La pensione, soprattutto nel regime contributivo attuale, è calcolata interamente in base all’ammontare dei contributi versati.
Un calcolo piuttosto semplice da comprendere, valido anche per le pensioni 2026, ma che di fatto penalizza i contribuenti con carriere brevi o stipendi non elevati.
Tuttavia, con il passare degli anni, il trattamento per chi si trova in questa situazione — cioè chi percepisce una pensione bassa — tende ad aumentare. E il governo, quest’anno, sembra intenzionato a garantire qualcosa in più.

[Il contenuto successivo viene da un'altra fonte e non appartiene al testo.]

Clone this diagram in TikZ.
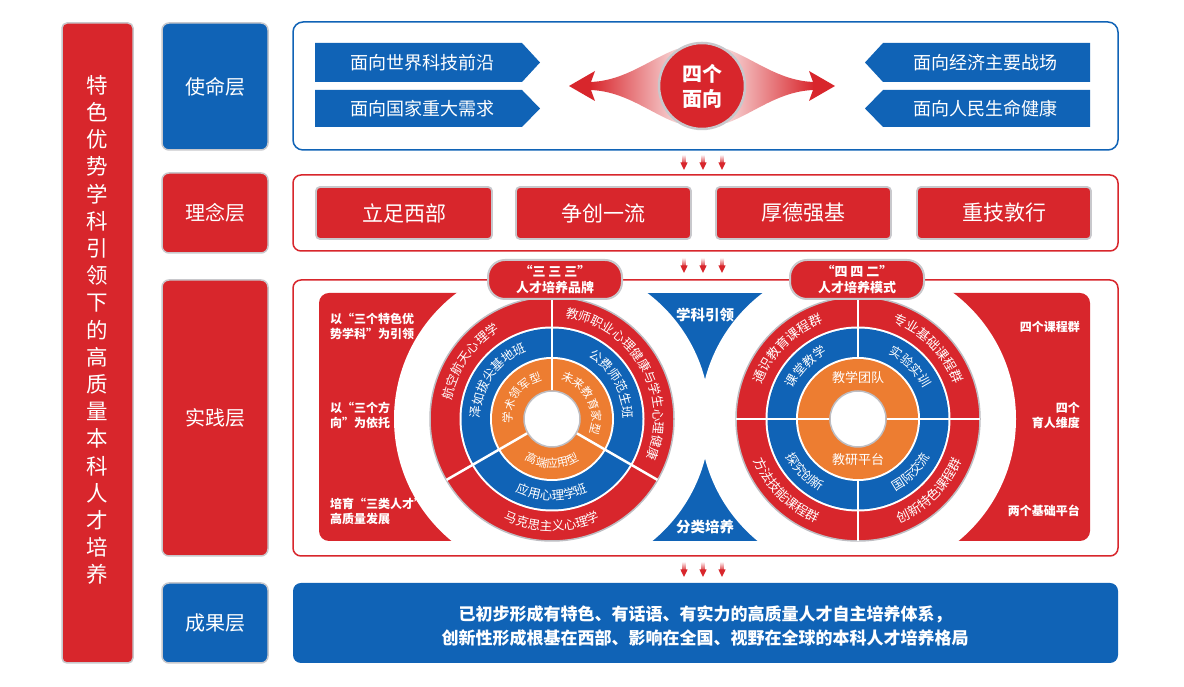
\documentclass[tikz,border=0pt]{standalone}
\usepackage{fontspec}
\setmainfont{Noto Sans CJK SC}
\usetikzlibrary{decorations.text}
\definecolor{myred}{RGB}{216,38,44}
\definecolor{myblue}{RGB}{16,99,182}
\definecolor{myorange}{RGB}{237,125,49}
\definecolor{edgegray}{RGB}{200,200,204}
\definecolor{ringgray}{RGB}{190,190,195}
\definecolor{halopink}{RGB}{238,205,207}
\pgfdeclareradialshading{halo}{\pgfpoint{0bp}{0bp}}{color(0bp)=(white); color(44bp)=(white); color(50bp)=(halopink)}
\newcommand\arctext[6]{\path[decorate,decoration={text along path,text align=center,text={|\fontsize{#5}{#5}\selectfont\color{white}|#6}}] (#1) ++(#3:#2pt) arc[start angle=#3,end angle=#4,radius=#2pt];}
\newcommand\myrings[1]{%
  \draw[fill=myred, draw=ringgray, line width=1.5pt] (#1) circle[radius=122pt];
  \fill[white] (#1) circle[radius=92.5pt];
  \fill[myblue] (#1) circle[radius=90.5pt];
  \fill[white] (#1) circle[radius=62pt];
  \fill[myorange] (#1) circle[radius=60pt];
  \draw[fill=white, draw=ringgray, line width=1.5pt] (#1) circle[radius=28pt];}
\newcommand\smallarrow[2]{%
  \shade[top color=myred!5, bottom color=myred] (#1-1.3,#2) rectangle (#1+1.3,#2-9);
  \fill[myred] (#1-3.6,#2-7.5) -- (#1+3.6,#2-7.5) -- (#1,#2-15) -- cycle;}
\begin{document}
\begin{tikzpicture}[x=1pt,y=1pt,
  layerbox/.style={draw=edgegray, line width=1.5pt, rounded corners=7pt},
  lab/.style={text=white, font=\fontsize{20}{20}\selectfont, inner sep=0pt},
  mtext/.style={text=white, font=\fontsize{18}{18}\selectfont, inner sep=0pt},
  ideabox/.style={draw=edgegray, line width=1.8pt, fill=myred, rounded corners=4pt},
  itext/.style={text=white, font=\fontsize{21}{21}\selectfont, inner sep=0pt},
  ptext/.style={text=white, font=\bfseries\fontsize{12}{15}\selectfont, inner sep=0pt},
  pill/.style={draw=edgegray, line width=2pt, fill=myred, rounded corners=17pt, minimum width=134pt, minimum height=39pt, text=white, font=\bfseries\fontsize{13}{16}\selectfont, align=center, inner sep=0pt},
  sep/.style={white, line width=2.5pt}]
\useasboundingbox (0,0) rectangle (1184,687);
\fill[white] (0,0) rectangle (1184,687);

% ---- left title column
\draw[fill=myred, draw=edgegray, line width=1.5pt, rounded corners=5pt] (62,24) rectangle (133,664);
\node[text=white, font=\fontsize{21.5}{27.2}\selectfont, align=center, inner sep=0pt] (title) at (97.5,357) {特\\色\\优\\势\\学\\科\\引\\领\\下\\的\\高\\质\\量\\本\\科\\人\\才\\培\\养};

% ---- layer labels
\path[layerbox, fill=myblue] (162,537) rectangle (268,664);
\node[lab] (L1) at (215,600.5) {使命层};
\path[layerbox, fill=myred] (162,434) rectangle (268,514);
\node[lab] (L2) at (215,474) {理念层};
\path[layerbox, fill=myred] (162,131) rectangle (268,407);
\node[lab] (L3) at (215,269) {实践层};
\path[layerbox, fill=myblue] (162,24) rectangle (268,104);
\node[lab] (L4) at (215,64) {成果层};

% ---- mission panel
\draw[myblue, line width=1.5pt, fill=white, rounded corners=10pt] (293,537) rectangle (1118,665);
\fill[myblue] (315,605) -- (522,605) -- (540,624.5) -- (522,644) -- (315,644) -- cycle;
\fill[myblue] (315,560) -- (522,560) -- (540,578.5) -- (522,597) -- (315,597) -- cycle;
\fill[myblue] (1090,605) -- (883,605) -- (865,624.5) -- (883,644) -- (1090,644) -- cycle;
\fill[myblue] (1090,560) -- (883,560) -- (865,578.5) -- (883,597) -- (1090,597) -- cycle;
\node[mtext] (m1) at (422,624.5) {面向世界科技前沿};
\node[mtext] (m2) at (422,578.5) {面向国家重大需求};
\node[mtext] (m3) at (985,624.5) {面向经济主要战场};
\node[mtext] (m4) at (985,578.5) {面向人民生命健康};
% fans and arrowheads
\shade[left color=myred, right color=myred!8] (590,605) .. controls (625,606) and (650,628) .. (677,638) -- (690,601) -- (677,564) .. controls (650,574) and (625,596) .. (590,597) -- cycle;
\shade[left color=myred!8, right color=myred] (814,605) .. controls (779,606) and (754,628) .. (727,638) -- (714,601) -- (727,564) .. controls (754,574) and (779,596) .. (814,597) -- cycle;
\fill[myred] (569,601) -- (595,616) -- (591,605) -- (591,597) -- (595,586) -- cycle;
\fill[myred] (835,601) -- (809,616) -- (813,605) -- (813,597) -- (809,586) -- cycle;
\node[circle, fill=myred, draw=edgegray, line width=2.5pt, minimum size=86pt, text=white, font=\bfseries\fontsize{20}{25}\selectfont, align=center, inner sep=0pt] (four) at (702,601) {四个\\面向};

% ---- small arrows
\foreach \ay in {532,429,125}{\foreach \ax in {684,703,722}{\smallarrow{\ax}{\ay}}}

% ---- idea panel
\draw[myred, line width=1.5pt, fill=white, rounded corners=8pt] (293,436) rectangle (1118,512);
\path[ideabox] (316,448) rectangle (492,500);
\node[itext] (i1) at (404,474) {立足西部};
\path[ideabox] (516,448) rectangle (691,500);
\node[itext] (i2) at (603.5,474) {争创一流};
\path[ideabox] (716,448) rectangle (891,500);
\node[itext] (i3) at (803.5,474) {厚德强基};
\path[ideabox] (917,448) rectangle (1091,500);
\node[itext] (i4) at (1004,474) {重技敦行};

% ---- practice panel
\coordinate (CL) at (552,268);
\coordinate (CR) at (858,268);
\fill[white, rounded corners=8pt] (293,131) rectangle (1118,407);
\begin{scope}
  \clip[rounded corners=8pt] (293,131) rectangle (1118,407);
  \fill[myred, rounded corners=10pt] (319,146) rectangle (640,394);
  \fill[myred, rounded corners=10pt] (770,146) rectangle (1090,394);
  \fill[myblue] (600,146) rectangle (810,394);
  \shade[shading=halo] (CL) circle[radius=158pt];
  \shade[shading=halo] (CR) circle[radius=158pt];
\end{scope}
\draw[myred, line width=1.5pt, rounded corners=8pt] (293,131) rectangle (1118,407);

\myrings{CL}
\myrings{CR}
\foreach \a in {90,210,330}{\draw[sep] (CL) ++(\a:28.8pt) -- ++(\a:93pt);}
\foreach \a in {90,270}{\draw[sep] (CR) ++(\a:60pt) -- ++(\a:62pt);}
\foreach \a in {0,180}{\draw[sep] (CR) ++(\a:28.8pt) -- ++(\a:93pt);}

% left circle texts
\arctext{CL}{102.25}{205}{85}{12.5}{航空航天心理学}
\arctext{CL}{111.75}{215}{325}{12.5}{马克思主义心理学}
\arctext{CL}{102.25}{88}{-28}{12.5}{教师职业心理健康与学生心理健康}
\arctext{CL}{71.75}{205}{85}{12.5}{泽如拔尖基地班}
\arctext{CL}{81.25}{215}{325}{12.5}{应用心理学班}
\arctext{CL}{71.75}{88}{-28}{12.5}{公费师范生班}
\arctext{CL}{40.1}{205}{85}{11.5}{学术领军型}
\arctext{CL}{48.9}{215}{325}{11.5}{高端应用型}
\arctext{CL}{40.1}{88}{-32}{11.5}{未来教育家型}

% right circle texts
\arctext{CR}{102.1}{178}{92}{13}{通识教育课程群}
\arctext{CR}{102.1}{88}{2}{13}{专业基础课程群}
\arctext{CR}{111.9}{182}{268}{13}{方法技能课程群}
\arctext{CR}{111.9}{272}{358}{13}{创新特色课程群}
\arctext{CR}{71.75}{178}{92}{12.5}{课堂教学}
\arctext{CR}{71.75}{88}{2}{12.5}{实验实训}
\arctext{CR}{81.25}{182}{268}{12.5}{探究创新}
\arctext{CR}{81.25}{272}{358}{12.5}{国际交流}
\node[text=white, font=\fontsize{13}{13}\selectfont, inner sep=0pt] (o1) at (858,309) {教学团队};
\node[text=white, font=\fontsize{13}{13}\selectfont, inner sep=0pt] (o2) at (858,227) {教研平台};

% middle
\node[text=white, font=\bfseries\fontsize{14.5}{14.5}\selectfont, inner sep=0pt] (xk) at (705,372) {学科引领};
\node[text=white, font=\bfseries\fontsize{14.5}{14.5}\selectfont, inner sep=0pt] (fl) at (705,160) {分类培养};

% side texts
\node[ptext, anchor=west, align=left] (t1) at (330,361) {以“三个特色优\\势学科”为引领};
\node[ptext, anchor=west, align=left] (t2) at (330,272) {以“三个方\\向”为依托};
\node[ptext, anchor=west, align=left] (t3) at (330,176) {培育“三类人才”\\高质量发展};
\node[ptext, anchor=east, align=right] (r1) at (1080,360) {四个课程群};
\node[ptext, anchor=east, align=right] (r2) at (1080,272) {四个\\育人维度};
\node[ptext, anchor=east, align=right] (r3) at (1080,176) {两个基础平台};

% pills
\node[pill] (p1) at (555,407.5) {“三 三 三”\\人才培养品牌};
\node[pill] (p2) at (857,407.5) {“四 四 二”\\人才培养模式};

% ---- result panel
\fill[myblue, rounded corners=8pt] (293,24) rectangle (1118,104);
\node[text=white, font=\bfseries\fontsize{17}{24}\selectfont, align=center, inner sep=0pt] (res) at (705,61) {已初步形成有特色、有话语、有实力的高质量人才自主培养体系，\\创新性形成根基在西部、影响在全国、视野在全球的本科人才培养格局};
\end{tikzpicture}
\end{document}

Ma quanto si prende di pensione nel 2026 con solo 20 anni di contributi o poco più? Ecco cosa accadrà da gennaio, secondo quanto si legge nel testo della legge di Bilancio approvato dal Consiglio dei Ministri e ora in discussione in Parlamento.

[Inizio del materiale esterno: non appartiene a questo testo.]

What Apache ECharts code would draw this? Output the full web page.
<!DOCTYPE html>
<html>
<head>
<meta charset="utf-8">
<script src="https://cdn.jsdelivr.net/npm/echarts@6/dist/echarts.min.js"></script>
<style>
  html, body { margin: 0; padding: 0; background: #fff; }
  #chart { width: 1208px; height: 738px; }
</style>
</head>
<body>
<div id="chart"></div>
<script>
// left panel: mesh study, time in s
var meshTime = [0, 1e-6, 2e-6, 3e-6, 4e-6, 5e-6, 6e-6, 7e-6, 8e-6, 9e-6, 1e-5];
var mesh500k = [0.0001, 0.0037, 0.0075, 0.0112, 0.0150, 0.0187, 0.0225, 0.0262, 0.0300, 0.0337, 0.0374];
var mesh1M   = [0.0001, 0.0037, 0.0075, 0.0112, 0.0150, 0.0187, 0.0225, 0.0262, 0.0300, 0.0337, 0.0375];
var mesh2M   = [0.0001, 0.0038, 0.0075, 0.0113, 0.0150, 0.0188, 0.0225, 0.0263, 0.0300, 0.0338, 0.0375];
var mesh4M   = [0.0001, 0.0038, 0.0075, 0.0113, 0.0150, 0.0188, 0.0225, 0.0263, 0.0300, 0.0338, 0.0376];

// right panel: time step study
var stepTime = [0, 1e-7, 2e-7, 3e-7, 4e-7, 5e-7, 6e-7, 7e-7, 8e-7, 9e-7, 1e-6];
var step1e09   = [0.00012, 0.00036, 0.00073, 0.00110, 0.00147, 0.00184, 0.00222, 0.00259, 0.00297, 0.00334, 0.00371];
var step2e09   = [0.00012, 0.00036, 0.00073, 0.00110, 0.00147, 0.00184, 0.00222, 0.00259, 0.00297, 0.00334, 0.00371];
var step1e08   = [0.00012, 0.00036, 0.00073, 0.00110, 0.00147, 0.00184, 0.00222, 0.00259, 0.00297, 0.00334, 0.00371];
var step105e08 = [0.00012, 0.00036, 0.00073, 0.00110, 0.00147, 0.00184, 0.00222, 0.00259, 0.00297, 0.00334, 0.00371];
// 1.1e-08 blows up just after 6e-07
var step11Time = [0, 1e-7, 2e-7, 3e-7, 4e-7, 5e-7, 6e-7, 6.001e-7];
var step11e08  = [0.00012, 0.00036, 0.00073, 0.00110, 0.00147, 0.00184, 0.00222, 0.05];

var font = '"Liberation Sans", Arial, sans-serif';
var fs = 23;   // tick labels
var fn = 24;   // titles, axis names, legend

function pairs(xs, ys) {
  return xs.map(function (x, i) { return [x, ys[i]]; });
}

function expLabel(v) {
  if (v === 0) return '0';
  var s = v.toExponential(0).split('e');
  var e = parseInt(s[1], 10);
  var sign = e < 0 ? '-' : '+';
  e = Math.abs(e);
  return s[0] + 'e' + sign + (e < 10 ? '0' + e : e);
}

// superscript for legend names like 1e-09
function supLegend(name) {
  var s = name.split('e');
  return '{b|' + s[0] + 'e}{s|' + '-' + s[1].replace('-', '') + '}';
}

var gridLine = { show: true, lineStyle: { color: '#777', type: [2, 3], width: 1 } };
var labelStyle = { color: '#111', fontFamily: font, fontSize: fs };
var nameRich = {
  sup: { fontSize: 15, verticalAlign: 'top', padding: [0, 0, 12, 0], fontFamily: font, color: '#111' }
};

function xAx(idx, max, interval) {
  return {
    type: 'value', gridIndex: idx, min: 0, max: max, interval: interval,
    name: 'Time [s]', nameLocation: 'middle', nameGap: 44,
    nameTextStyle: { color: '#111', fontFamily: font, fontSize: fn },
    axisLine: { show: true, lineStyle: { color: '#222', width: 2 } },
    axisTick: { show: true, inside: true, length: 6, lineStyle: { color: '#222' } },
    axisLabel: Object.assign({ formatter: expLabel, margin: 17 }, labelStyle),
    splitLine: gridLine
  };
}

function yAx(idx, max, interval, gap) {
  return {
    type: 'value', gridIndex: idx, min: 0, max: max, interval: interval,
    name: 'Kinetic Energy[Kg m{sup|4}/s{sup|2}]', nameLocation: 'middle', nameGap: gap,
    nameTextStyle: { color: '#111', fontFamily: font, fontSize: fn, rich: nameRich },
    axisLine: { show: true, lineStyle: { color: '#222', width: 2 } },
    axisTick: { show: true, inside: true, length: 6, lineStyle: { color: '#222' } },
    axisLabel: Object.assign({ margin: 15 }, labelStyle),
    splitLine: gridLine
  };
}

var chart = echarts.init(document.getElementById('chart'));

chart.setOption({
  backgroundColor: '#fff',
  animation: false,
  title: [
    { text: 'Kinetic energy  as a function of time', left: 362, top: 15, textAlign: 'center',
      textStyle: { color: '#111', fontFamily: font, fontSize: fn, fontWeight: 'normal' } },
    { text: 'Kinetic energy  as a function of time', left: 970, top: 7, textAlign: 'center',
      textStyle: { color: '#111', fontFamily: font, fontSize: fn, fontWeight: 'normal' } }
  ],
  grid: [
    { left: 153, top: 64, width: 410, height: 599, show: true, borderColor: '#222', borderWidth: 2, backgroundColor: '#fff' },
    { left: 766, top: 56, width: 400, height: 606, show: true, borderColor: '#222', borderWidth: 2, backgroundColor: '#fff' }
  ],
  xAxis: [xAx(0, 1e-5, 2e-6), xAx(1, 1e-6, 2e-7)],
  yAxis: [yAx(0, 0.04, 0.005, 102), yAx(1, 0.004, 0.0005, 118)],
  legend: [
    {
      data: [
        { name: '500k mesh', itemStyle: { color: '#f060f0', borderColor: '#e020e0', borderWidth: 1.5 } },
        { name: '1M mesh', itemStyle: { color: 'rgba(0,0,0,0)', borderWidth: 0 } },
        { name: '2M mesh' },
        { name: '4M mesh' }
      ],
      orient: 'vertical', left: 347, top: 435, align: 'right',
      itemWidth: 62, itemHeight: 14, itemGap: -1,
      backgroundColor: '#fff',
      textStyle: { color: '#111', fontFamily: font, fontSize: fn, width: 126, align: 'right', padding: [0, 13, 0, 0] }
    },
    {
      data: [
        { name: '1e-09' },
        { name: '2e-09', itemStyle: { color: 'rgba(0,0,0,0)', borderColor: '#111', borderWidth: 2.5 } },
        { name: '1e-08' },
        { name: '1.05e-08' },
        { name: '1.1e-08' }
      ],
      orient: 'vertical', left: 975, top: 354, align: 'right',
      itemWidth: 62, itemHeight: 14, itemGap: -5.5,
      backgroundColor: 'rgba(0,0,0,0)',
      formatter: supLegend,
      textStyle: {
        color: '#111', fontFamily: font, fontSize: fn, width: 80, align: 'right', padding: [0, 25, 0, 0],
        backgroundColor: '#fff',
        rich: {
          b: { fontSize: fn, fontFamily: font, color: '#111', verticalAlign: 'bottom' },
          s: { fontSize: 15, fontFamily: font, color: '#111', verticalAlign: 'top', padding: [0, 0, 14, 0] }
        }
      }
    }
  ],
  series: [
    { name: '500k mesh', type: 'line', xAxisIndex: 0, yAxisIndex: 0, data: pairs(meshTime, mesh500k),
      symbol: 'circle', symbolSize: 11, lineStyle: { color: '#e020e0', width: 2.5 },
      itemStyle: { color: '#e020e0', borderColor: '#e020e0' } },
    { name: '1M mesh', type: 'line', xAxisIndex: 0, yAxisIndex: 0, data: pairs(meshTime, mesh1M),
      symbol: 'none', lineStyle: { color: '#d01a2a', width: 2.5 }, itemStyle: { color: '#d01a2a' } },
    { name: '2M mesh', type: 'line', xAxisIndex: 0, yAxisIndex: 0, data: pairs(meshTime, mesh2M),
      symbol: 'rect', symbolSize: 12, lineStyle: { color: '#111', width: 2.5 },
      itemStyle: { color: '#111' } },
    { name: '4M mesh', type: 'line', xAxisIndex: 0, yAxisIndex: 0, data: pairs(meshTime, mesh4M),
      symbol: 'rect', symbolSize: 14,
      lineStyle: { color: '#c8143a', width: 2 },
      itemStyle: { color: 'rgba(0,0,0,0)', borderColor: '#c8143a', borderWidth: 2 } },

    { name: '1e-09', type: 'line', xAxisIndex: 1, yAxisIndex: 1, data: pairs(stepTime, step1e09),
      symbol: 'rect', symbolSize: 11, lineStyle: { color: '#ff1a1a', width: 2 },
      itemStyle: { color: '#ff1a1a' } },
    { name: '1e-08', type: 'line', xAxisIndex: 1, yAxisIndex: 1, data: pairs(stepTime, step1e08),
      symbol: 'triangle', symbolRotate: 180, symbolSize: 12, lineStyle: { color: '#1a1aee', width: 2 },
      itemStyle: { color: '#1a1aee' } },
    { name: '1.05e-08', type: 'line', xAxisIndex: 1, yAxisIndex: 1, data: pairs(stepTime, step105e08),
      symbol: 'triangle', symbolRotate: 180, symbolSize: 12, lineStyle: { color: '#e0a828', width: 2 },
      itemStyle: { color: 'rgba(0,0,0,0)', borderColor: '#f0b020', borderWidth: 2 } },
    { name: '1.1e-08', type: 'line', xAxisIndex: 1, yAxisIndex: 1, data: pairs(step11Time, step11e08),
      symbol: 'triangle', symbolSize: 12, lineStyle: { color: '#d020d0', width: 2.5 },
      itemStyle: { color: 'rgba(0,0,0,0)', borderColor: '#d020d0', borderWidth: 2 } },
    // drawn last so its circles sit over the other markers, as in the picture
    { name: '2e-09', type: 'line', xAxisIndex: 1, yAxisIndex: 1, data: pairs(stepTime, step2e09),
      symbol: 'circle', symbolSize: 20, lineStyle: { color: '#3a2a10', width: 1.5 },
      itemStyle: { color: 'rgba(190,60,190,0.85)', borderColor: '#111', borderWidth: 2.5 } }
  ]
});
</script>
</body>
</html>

Quanto si prende di pensione nel 2026 con solo 20 anni di contributi? Il governo aiuta, ecco come
Il calcolo contributivo della pensione non favorisce importi elevati, anzi.
Meno si versa, meno si prende, sia in termini di anni di contribuzione sia in base all’entità dei versamenti.
Un reddito basso comporta infatti un versamento contributivo ridotto: nel lavoro dipendente, ad esempio, il 33% dello stipendio lordo confluisce nel montante contributivo, cioè la base su cui si calcola la pensione.
Il montante funziona come un salvadanaio in cui confluiscono, anno dopo anno, tutti i versamenti contributivi.
Ogni importo versato viene rivalutato annualmente in base al tasso d’inflazione fino alla data del pensionamento, che coincide con l’“apertura del salvadanaio”.
Alla fine, la somma dei contributi rivalutati viene moltiplicata per i coefficienti di trasformazione, che crescono con l’età: più tardi si va in pensione, più alto sarà l’importo.
Chiarito il meccanismo, la conclusione è inevitabile: sperare in una pensione ricca con soli 20 anni di contributi è un’illusione.
Il più delle volte si ottiene una pensione modesta, soprattutto se si lascia il lavoro ben prima dei 67 anni.
Il governo, nella nuova legge di Bilancio, ha previsto un aumento extra per le pensioni minime 2026, ma non tutti potranno beneficiarne.
Aumento pensioni 2026 da 20 euro al mese: le minime salgono, ma non per tutti
Chi percepisce una pensione inferiore al trattamento minimo riceve integrazioni e maggiorazioni per raggiungere la soglia stabilita dallo Stato.
La pensione minima, già potenziata nella scorsa manovra, riceverà nel 2026 un ulteriore incremento di 20 euro mensili.
Dopo l’aumento straordinario del 2025 (+2,2% oltre alla rivalutazione ordinaria), il nuovo adeguamento porterà l’importo vicino ai 635 euro al mese.
In pratica, chi — secondo il calcolo contributivo — avrebbe diritto a meno, nel 2026 riceverà almeno questa cifra, se rispetta i requisiti reddituali richiesti.
Ma attenzione: non tutti possono beneficiare della pensione minima.
Si tratta infatti di un’integrazione riservata a chi ha contributi accreditati prima del 1996, cioè alle pensioni calcolate con il metodo misto.
Per i cosiddetti “contributivi puri” — ossia chi ha iniziato a versare dopo il 31 dicembre 1995 — non è prevista alcuna integrazione al minimo.
Questo significa che, anche se percepissero importi molto bassi, non riceveranno alcun adeguamento: la loro pensione rimarrà quella determinata dai contributi effettivamente versati, indipendentemente da ciò che il governo decide per gli altri.
In sintesi, nel 2026 le pensioni minime aumenteranno, ma il beneficio sarà limitato a una parte dei pensionati, mentre i contributivi puri continueranno a scontare tutte le rigidità del sistema contributivo.